• **REQUIRED TASK**
Copy out every line that contains "this".

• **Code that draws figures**
____________
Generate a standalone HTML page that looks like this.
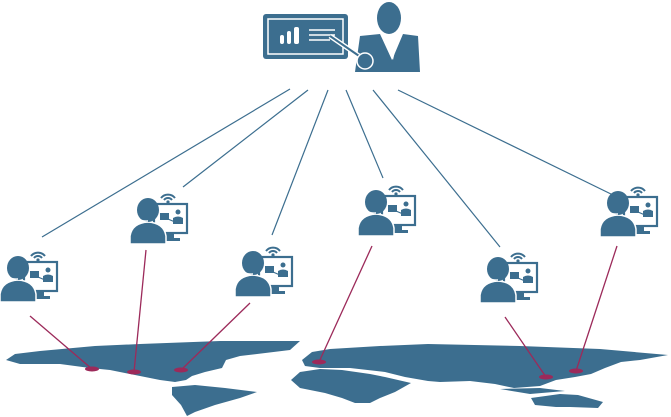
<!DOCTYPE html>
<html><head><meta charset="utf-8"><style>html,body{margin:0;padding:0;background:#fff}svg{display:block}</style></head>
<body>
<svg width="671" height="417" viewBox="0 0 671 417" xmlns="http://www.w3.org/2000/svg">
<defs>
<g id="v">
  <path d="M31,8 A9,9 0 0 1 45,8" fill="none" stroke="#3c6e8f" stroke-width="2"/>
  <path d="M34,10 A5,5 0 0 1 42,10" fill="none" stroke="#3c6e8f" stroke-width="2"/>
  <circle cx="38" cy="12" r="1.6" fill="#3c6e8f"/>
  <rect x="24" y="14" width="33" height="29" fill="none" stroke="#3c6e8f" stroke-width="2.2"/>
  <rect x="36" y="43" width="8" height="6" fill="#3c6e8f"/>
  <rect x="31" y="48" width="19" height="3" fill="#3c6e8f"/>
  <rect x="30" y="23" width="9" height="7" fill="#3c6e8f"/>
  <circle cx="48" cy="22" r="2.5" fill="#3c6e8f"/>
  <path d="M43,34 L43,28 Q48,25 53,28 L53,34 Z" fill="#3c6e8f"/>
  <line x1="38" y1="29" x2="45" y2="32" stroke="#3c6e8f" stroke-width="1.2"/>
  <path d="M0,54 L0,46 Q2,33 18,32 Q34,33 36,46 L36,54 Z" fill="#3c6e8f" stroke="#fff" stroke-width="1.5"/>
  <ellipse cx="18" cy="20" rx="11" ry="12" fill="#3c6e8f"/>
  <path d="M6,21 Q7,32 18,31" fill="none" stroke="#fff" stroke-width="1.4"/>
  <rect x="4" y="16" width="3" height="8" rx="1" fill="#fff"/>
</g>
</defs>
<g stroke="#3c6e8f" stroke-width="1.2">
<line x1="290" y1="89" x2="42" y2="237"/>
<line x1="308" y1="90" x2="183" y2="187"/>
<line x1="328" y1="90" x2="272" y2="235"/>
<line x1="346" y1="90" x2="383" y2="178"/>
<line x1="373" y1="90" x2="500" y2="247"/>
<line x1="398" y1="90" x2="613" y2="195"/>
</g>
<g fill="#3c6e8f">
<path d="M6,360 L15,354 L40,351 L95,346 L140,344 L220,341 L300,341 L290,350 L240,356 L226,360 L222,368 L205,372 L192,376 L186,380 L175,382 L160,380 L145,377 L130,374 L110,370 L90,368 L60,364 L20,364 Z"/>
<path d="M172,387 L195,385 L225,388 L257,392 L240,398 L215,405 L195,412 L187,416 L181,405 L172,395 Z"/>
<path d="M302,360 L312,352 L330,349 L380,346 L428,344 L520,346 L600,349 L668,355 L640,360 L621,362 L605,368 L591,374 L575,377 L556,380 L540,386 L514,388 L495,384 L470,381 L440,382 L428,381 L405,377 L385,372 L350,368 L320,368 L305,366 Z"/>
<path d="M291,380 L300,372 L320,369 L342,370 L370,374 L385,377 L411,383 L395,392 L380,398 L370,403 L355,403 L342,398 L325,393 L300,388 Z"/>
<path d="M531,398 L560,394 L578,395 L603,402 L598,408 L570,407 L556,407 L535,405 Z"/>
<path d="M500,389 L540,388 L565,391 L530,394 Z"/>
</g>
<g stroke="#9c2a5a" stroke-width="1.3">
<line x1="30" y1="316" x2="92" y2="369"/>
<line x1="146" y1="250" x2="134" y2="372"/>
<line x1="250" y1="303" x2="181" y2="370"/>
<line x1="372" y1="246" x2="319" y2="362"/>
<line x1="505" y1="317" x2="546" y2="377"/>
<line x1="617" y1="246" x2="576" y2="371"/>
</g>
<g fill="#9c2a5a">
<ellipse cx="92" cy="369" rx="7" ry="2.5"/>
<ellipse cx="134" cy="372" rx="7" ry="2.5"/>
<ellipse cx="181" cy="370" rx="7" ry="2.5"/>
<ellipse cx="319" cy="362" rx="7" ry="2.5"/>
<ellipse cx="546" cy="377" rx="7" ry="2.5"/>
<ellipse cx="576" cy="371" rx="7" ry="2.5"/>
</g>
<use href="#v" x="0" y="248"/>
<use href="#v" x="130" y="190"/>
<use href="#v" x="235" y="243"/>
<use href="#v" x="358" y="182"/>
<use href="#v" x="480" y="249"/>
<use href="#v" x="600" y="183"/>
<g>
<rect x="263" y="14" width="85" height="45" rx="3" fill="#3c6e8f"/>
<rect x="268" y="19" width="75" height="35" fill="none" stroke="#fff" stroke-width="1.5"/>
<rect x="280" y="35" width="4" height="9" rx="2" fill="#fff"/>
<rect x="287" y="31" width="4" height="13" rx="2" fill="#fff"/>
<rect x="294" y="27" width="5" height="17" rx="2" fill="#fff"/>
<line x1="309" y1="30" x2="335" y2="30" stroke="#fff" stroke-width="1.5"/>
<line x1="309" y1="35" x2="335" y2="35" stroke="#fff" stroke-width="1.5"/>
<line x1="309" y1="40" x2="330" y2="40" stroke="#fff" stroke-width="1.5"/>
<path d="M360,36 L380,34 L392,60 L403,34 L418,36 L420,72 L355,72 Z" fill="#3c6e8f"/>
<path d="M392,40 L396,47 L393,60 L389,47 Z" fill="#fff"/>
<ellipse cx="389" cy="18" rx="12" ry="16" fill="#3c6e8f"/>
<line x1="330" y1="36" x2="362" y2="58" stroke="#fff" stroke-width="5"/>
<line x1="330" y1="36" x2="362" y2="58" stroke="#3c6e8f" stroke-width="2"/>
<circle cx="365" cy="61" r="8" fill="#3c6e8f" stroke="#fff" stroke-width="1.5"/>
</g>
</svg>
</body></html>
____________
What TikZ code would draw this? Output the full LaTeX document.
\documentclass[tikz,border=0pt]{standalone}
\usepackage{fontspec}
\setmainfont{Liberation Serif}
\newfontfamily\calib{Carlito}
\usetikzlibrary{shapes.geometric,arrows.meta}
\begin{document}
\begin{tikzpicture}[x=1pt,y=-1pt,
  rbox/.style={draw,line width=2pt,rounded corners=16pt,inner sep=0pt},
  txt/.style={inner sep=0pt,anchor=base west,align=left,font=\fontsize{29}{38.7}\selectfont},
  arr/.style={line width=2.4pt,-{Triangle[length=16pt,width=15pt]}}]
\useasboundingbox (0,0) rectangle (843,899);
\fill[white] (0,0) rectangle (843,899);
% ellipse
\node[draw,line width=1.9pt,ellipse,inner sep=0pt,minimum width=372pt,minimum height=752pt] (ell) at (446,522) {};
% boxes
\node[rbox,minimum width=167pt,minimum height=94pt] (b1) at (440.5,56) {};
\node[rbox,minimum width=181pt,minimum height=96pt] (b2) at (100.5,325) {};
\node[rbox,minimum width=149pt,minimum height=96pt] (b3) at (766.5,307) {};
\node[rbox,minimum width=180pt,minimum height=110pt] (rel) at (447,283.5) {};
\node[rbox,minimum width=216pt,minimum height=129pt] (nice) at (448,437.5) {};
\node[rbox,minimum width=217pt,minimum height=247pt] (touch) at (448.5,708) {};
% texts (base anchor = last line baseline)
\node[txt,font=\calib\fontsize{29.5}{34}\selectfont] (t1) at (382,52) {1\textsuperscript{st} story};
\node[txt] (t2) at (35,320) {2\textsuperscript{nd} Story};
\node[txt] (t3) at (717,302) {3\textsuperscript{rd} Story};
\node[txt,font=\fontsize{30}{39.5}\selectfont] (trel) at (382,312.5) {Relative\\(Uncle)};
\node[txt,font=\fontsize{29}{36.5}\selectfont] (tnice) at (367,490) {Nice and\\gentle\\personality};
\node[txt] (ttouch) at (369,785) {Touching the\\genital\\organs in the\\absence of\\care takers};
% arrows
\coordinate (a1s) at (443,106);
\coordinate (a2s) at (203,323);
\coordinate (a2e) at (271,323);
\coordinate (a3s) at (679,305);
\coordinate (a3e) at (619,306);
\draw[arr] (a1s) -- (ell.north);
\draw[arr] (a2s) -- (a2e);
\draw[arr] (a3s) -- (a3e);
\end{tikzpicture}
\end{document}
____________
• **ANSWER IN FULL**
Generate a standalone HTML page that looks like this.
What TikZ code would draw this? Output the full LaTeX document.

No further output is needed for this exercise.